E che dire del modo con cui il Barla talvolta tratteggia e commenta, con estrema disinvoltura, il comportamento di alcuni illustri, riveriti e amati personaggi del nostro Risorgimento sino a pervenire in qualche caso, forse involontariamente, al gossip?

A questo proposito, sarebbe interessante poter compulsare alcune lettere inviate dal Barla alla madre, quelle riportate nel citato libricino intitolato Lettere a mamma Margherita dalla Corte Sabauda, e speriamo che ciò sia a breve fattibile. Come già è stato auspicato, forse in qualcuna di esse potrebbero essere presenti preziose informazioni, non ancora a conoscenza degli studiosi di varie discipline.
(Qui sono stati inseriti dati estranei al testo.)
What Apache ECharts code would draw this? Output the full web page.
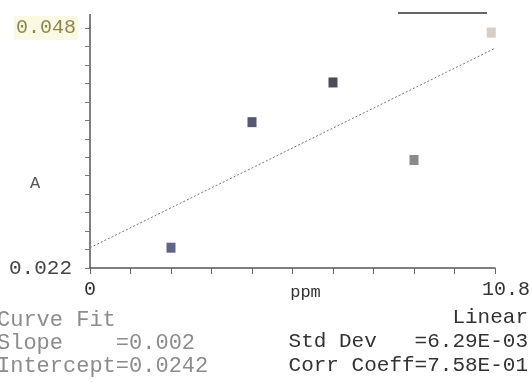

Numerose possono essere pertanto le chiavi di lettura di questo libro del Barla, da cui provengono non pochi stimoli per approfondimenti che travalicano quelli dell'arte culinaria. Non siamo solo in presenza di uno dei tanti trattati di cucina, ma di un affresco letterario – che talvolta introduce di soppiatto il lettore nelle cucine e nelle stanze della corte sabauda – in cui il Barla afferma di aver profuso quella che definisce essere la miglior scienza e conoscienza dei tempi nostri circa la cucina e l'arte del ben mangiare e nel contempo invita il lettore a negligere le altre opere a essa simili (cfr. II – LXXIV).

Un'ultima considerazione.

Trentasette anni dopo la stampa del libro del Barla, vide la luce La scienza in cucina e l'arte di mangiar bene dell'Artusi, e quasi quasi si potrebbe azzardare l'ipotesi che il titolo di questa opera riecheggi quanto sopra menzionato: forse che l'illustre autore abbia avuto modo di leggere e forse di apprezzare Il Confetturiere, l'Alchimista, il Cuciniere piemontese di Real Casa Savoia?
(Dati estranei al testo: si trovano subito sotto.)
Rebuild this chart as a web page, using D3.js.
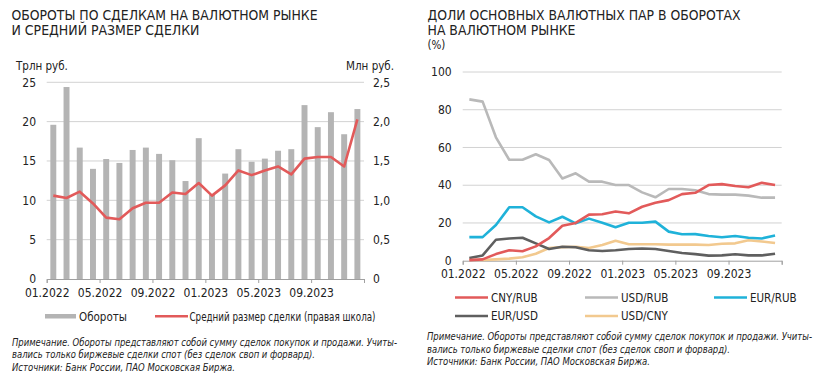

Non è dato il saperlo: in ogni caso, al pari di quella del Barla, anche quella dell'Artusi – come spesso è stato rilevato da insigni studiosi – è un’opera che travalica il mero concetto di ricettario.
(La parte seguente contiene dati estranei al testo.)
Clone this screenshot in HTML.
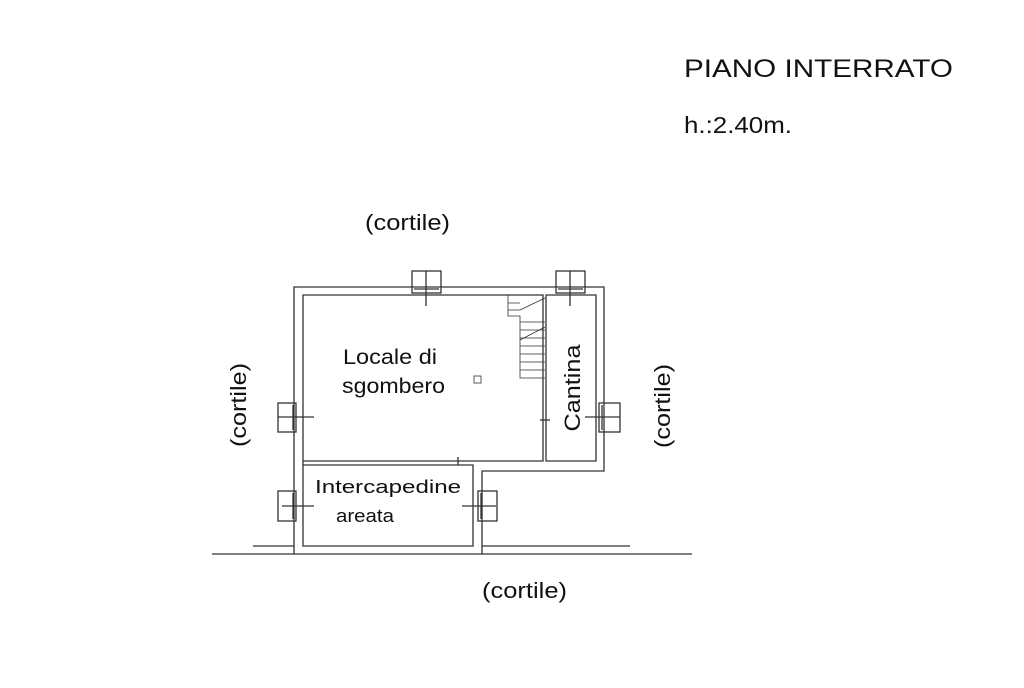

E soprattutto, come ha sagacemente puntualizzato Clara Vada Padovani nel mese di maggio 2011 nel corso di un intervento effettuato presso il Salone Internazionale del Libro di Torino, non bisogna dimenticare tutta la tradizione culinaria a lui [all'Artusi] precedente e i molti cuochi, caduti nell'oblio, che 40 anni prima della pubblicazione della sua opera, seppero imprimere il gusto presso le corti sabaude. A questi l' Artusi deve molto.